* **Your task**
Quote every line as written. Omit pictures.

* **Data provided**

□ □ □ □ □ □ □

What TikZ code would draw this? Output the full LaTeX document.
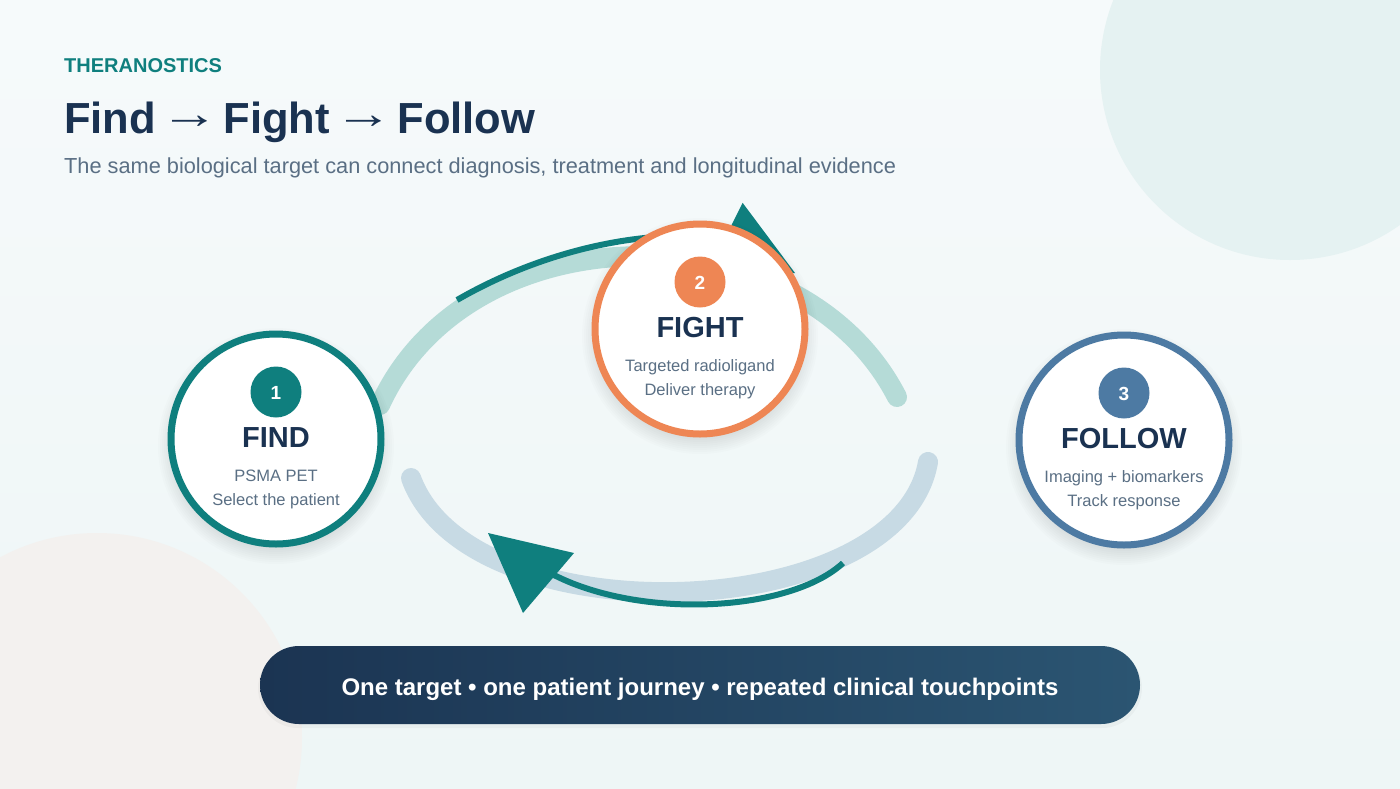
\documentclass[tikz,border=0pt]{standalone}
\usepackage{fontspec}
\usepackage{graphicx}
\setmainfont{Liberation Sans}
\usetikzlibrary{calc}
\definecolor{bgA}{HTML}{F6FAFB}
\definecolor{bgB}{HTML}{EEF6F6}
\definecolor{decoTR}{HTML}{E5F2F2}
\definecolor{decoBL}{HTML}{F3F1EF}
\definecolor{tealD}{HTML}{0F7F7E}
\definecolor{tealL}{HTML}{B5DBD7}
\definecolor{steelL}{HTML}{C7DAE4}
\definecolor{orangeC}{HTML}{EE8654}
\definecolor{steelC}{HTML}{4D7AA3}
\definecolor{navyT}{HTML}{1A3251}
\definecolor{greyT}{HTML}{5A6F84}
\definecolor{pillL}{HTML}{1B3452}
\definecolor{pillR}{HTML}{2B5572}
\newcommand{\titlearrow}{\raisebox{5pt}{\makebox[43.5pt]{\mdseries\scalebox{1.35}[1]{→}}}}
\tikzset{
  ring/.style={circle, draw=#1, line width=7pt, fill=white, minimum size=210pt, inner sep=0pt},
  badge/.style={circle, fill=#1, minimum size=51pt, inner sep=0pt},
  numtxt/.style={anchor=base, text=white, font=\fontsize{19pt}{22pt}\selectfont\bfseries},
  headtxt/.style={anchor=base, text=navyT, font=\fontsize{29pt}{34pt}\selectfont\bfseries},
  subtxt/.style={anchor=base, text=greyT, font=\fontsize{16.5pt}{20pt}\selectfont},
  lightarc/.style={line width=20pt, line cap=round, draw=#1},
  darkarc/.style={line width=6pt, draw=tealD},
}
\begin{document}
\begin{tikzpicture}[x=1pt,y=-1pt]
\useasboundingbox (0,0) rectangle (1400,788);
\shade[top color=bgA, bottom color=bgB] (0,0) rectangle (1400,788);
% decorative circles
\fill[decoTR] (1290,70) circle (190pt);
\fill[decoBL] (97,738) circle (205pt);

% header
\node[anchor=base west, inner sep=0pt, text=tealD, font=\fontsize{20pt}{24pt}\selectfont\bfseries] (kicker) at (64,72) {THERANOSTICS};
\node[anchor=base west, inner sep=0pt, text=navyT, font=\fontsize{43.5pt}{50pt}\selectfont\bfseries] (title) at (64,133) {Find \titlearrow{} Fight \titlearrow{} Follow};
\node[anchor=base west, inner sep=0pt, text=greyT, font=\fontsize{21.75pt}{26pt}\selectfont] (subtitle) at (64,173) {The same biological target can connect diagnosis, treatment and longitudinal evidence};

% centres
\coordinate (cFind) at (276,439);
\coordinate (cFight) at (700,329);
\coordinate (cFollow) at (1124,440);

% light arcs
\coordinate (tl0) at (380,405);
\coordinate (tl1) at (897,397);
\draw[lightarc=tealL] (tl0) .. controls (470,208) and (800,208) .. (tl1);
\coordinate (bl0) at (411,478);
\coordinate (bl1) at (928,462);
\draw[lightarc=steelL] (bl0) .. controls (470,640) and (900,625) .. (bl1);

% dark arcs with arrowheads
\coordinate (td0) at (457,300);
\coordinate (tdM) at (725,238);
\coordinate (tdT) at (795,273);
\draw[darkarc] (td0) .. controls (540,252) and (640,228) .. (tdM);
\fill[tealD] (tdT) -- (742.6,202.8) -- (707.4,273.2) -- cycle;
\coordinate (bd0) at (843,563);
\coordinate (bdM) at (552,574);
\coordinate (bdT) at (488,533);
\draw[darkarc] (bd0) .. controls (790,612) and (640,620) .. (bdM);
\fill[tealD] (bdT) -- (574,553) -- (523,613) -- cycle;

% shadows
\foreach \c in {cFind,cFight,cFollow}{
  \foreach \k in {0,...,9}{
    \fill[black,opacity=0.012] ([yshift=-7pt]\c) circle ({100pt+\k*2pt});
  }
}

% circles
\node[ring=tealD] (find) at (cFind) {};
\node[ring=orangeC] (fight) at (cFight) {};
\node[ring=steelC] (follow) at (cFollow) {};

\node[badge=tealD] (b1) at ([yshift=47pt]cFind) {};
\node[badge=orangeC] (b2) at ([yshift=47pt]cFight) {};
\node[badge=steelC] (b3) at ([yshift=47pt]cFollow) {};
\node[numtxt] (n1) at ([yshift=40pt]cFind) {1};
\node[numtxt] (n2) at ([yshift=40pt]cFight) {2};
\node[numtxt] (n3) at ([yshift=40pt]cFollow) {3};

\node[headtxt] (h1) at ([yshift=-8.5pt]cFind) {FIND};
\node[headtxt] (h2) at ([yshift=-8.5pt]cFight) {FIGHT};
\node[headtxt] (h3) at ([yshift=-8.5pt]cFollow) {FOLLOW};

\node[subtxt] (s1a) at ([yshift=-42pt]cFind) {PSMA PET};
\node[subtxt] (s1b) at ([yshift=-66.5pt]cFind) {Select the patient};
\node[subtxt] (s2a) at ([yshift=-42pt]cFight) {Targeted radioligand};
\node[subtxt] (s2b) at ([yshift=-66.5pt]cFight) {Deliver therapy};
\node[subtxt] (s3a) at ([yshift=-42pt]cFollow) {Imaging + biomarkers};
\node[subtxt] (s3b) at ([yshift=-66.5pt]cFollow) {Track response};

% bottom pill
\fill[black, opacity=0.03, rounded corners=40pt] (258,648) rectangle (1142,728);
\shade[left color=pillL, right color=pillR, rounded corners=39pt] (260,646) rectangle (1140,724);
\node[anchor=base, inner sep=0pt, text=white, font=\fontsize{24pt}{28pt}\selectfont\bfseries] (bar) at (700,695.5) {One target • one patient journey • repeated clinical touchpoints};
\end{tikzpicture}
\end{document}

□ □ □ □ □ □ □

* **Exercise result**
What TikZ code would draw this? Output the full LaTeX document.
\documentclass[tikz,border=0pt]{standalone}
\usepackage{fontspec}
\usepackage{graphicx}
\setmainfont{Liberation Sans}
\usetikzlibrary{calc}
\definecolor{bgA}{HTML}{F6FAFB}
\definecolor{bgB}{HTML}{EEF6F6}
\definecolor{decoTR}{HTML}{E5F2F2}
\definecolor{decoBL}{HTML}{F3F1EF}
\definecolor{tealD}{HTML}{0F7F7E}
\definecolor{tealL}{HTML}{B5DBD7}
\definecolor{steelL}{HTML}{C7DAE4}
\definecolor{orangeC}{HTML}{EE8654}
\definecolor{steelC}{HTML}{4D7AA3}
\definecolor{navyT}{HTML}{1A3251}
\definecolor{greyT}{HTML}{5A6F84}
\definecolor{pillL}{HTML}{1B3452}
\definecolor{pillR}{HTML}{2B5572}
\newcommand{\titlearrow}{\raisebox{5pt}{\makebox[43.5pt]{\mdseries\scalebox{1.35}[1]{→}}}}
\tikzset{
  ring/.style={circle, draw=#1, line width=7pt, fill=white, minimum size=210pt, inner sep=0pt},
  badge/.style={circle, fill=#1, minimum size=51pt, inner sep=0pt},
  numtxt/.style={anchor=base, text=white, font=\fontsize{19pt}{22pt}\selectfont\bfseries},
  headtxt/.style={anchor=base, text=navyT, font=\fontsize{29pt}{34pt}\selectfont\bfseries},
  subtxt/.style={anchor=base, text=greyT, font=\fontsize{16.5pt}{20pt}\selectfont},
  lightarc/.style={line width=20pt, line cap=round, draw=#1},
  darkarc/.style={line width=6pt, draw=tealD},
}
\begin{document}
\begin{tikzpicture}[x=1pt,y=-1pt]
\useasboundingbox (0,0) rectangle (1400,788);
\shade[top color=bgA, bottom color=bgB] (0,0) rectangle (1400,788);
% decorative circles
\fill[decoTR] (1290,70) circle (190pt);
\fill[decoBL] (97,738) circle (205pt);

% header
\node[anchor=base west, inner sep=0pt, text=tealD, font=\fontsize{20pt}{24pt}\selectfont\bfseries] (kicker) at (64,72) {THERANOSTICS};
\node[anchor=base west, inner sep=0pt, text=navyT, font=\fontsize{43.5pt}{50pt}\selectfont\bfseries] (title) at (64,133) {Find \titlearrow{} Fight \titlearrow{} Follow};
\node[anchor=base west, inner sep=0pt, text=greyT, font=\fontsize{21.75pt}{26pt}\selectfont] (subtitle) at (64,173) {The same biological target can connect diagnosis, treatment and longitudinal evidence};

% centres
\coordinate (cFind) at (276,439);
\coordinate (cFight) at (700,329);
\coordinate (cFollow) at (1124,440);

% light arcs
\coordinate (tl0) at (380,405);
\coordinate (tl1) at (897,397);
\draw[lightarc=tealL] (tl0) .. controls (470,208) and (800,208) .. (tl1);
\coordinate (bl0) at (411,478);
\coordinate (bl1) at (928,462);
\draw[lightarc=steelL] (bl0) .. controls (470,640) and (900,625) .. (bl1);

% dark arcs with arrowheads
\coordinate (td0) at (457,300);
\coordinate (tdM) at (725,238);
\coordinate (tdT) at (795,273);
\draw[darkarc] (td0) .. controls (540,252) and (640,228) .. (tdM);
\fill[tealD] (tdT) -- (742.6,202.8) -- (707.4,273.2) -- cycle;
\coordinate (bd0) at (843,563);
\coordinate (bdM) at (552,574);
\coordinate (bdT) at (488,533);
\draw[darkarc] (bd0) .. controls (790,612) and (640,620) .. (bdM);
\fill[tealD] (bdT) -- (574,553) -- (523,613) -- cycle;

% shadows
\foreach \c in {cFind,cFight,cFollow}{
  \foreach \k in {0,...,9}{
    \fill[black,opacity=0.012] ([yshift=-7pt]\c) circle ({100pt+\k*2pt});
  }
}

% circles
\node[ring=tealD] (find) at (cFind) {};
\node[ring=orangeC] (fight) at (cFight) {};
\node[ring=steelC] (follow) at (cFollow) {};

\node[badge=tealD] (b1) at ([yshift=47pt]cFind) {};
\node[badge=orangeC] (b2) at ([yshift=47pt]cFight) {};
\node[badge=steelC] (b3) at ([yshift=47pt]cFollow) {};
\node[numtxt] (n1) at ([yshift=40pt]cFind) {1};
\node[numtxt] (n2) at ([yshift=40pt]cFight) {2};
\node[numtxt] (n3) at ([yshift=40pt]cFollow) {3};

\node[headtxt] (h1) at ([yshift=-8.5pt]cFind) {FIND};
\node[headtxt] (h2) at ([yshift=-8.5pt]cFight) {FIGHT};
\node[headtxt] (h3) at ([yshift=-8.5pt]cFollow) {FOLLOW};

\node[subtxt] (s1a) at ([yshift=-42pt]cFind) {PSMA PET};
\node[subtxt] (s1b) at ([yshift=-66.5pt]cFind) {Select the patient};
\node[subtxt] (s2a) at ([yshift=-42pt]cFight) {Targeted radioligand};
\node[subtxt] (s2b) at ([yshift=-66.5pt]cFight) {Deliver therapy};
\node[subtxt] (s3a) at ([yshift=-42pt]cFollow) {Imaging + biomarkers};
\node[subtxt] (s3b) at ([yshift=-66.5pt]cFollow) {Track response};

% bottom pill
\fill[black, opacity=0.03, rounded corners=40pt] (258,648) rectangle (1142,728);
\shade[left color=pillL, right color=pillR, rounded corners=39pt] (260,646) rectangle (1140,724);
\node[anchor=base, inner sep=0pt, text=white, font=\fontsize{24pt}{28pt}\selectfont\bfseries] (bar) at (700,695.5) {One target • one patient journey • repeated clinical touchpoints};
\end{tikzpicture}
\end{document}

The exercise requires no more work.